When Jonathan Peelle asked me to offer a few words of tribute to Art, I was more than happy to oblige. What an easy and appealing task: to sing the praises of Art Wingfield. And then, as I started to compose my thoughts, I realized the special nature of the challenge: any words I could offer would pale in comparison to the sheer, extraordinary fact of this gathering of people, from across the continent, in the middle of the summer, to honor Art Wingfield. What is more, you have come here today to pay tribute both to an outstanding body of work and to a special human being. Indeed, in Art’s case, the work and the person are inextricably related, for the work includes not only the research, the papers, the scientific advances, but also the devoted teaching and mentoring of countless students over the past five decades.
You certainly do not need me to review Art’s many accomplishments for you. You all know his pioneering work on hearing, speech comprehension, and memory. This appreciation of the brilliance and significance of Art’s work is clearly shared by both the NIH – which has steadily funded him for decades, including two successive MERIT awards – and the American Psychological Association, which selected him for the Baltes Distinguished Research Award. You also know – through direct experience or from conversations with colleagues – the care and attention, the knowledge and wisdom, the encouragement and support, that Art gives to his students and trainees. Or in the pithier formulation of one student’s course evaluation: “this professor is phenomenal.” For each of us who have pursued careers in science – and in other fields, too – there are one or two people we can point to and say, without them, I would not be where I am today. That so many people can say this about Art is a tribute more eloquent than any I can offer.

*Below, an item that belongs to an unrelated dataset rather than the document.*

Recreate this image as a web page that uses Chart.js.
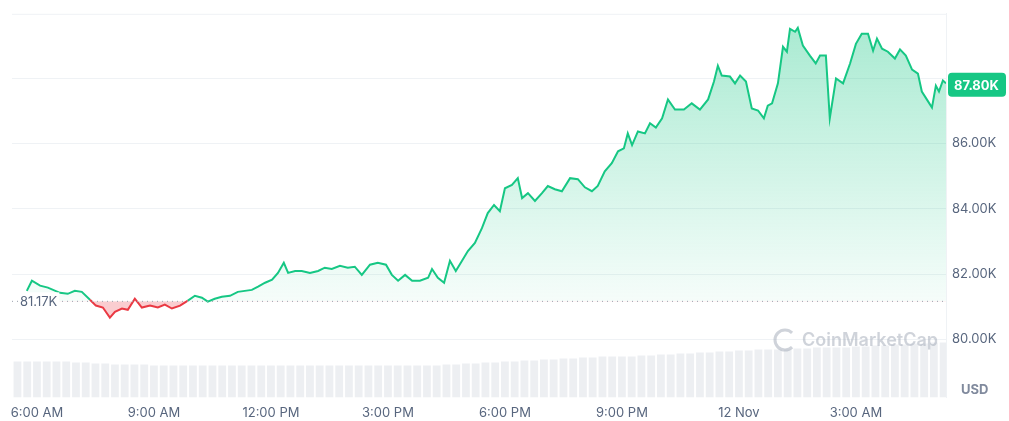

Brandeis is a university that prides itself on attracting faculty strongly committed to both teaching and scholarship. But to excel at both – to make a substantial and enduring impact on one’s field and on the lives of one’s students – is a special accomplishment. Art Wingfield is such a person. That is why we have asked him to take on leadership roles at the University, including Director of the Volen National Center for Complex Systems and Chair of the Neuroscience Program. That is why we awarded him the Nancy Lurie Marks Professorship of Neuroscience. And that is why this special gathering has drawn the eager participation of so many.
Each presentation today – from former students and trainees, and from other accomplished individuals in the field – is, in its own way, a tribute to you, Art. What I can add to all of this is, in a word, a resounding Yes! Yes to the recognition of your accomplishments as a research scientist. Yes to the acknowledgement of your impact as a teacher and mentor. And finally, yes to the unanimous wish that you will continue this valuable work for many years to come.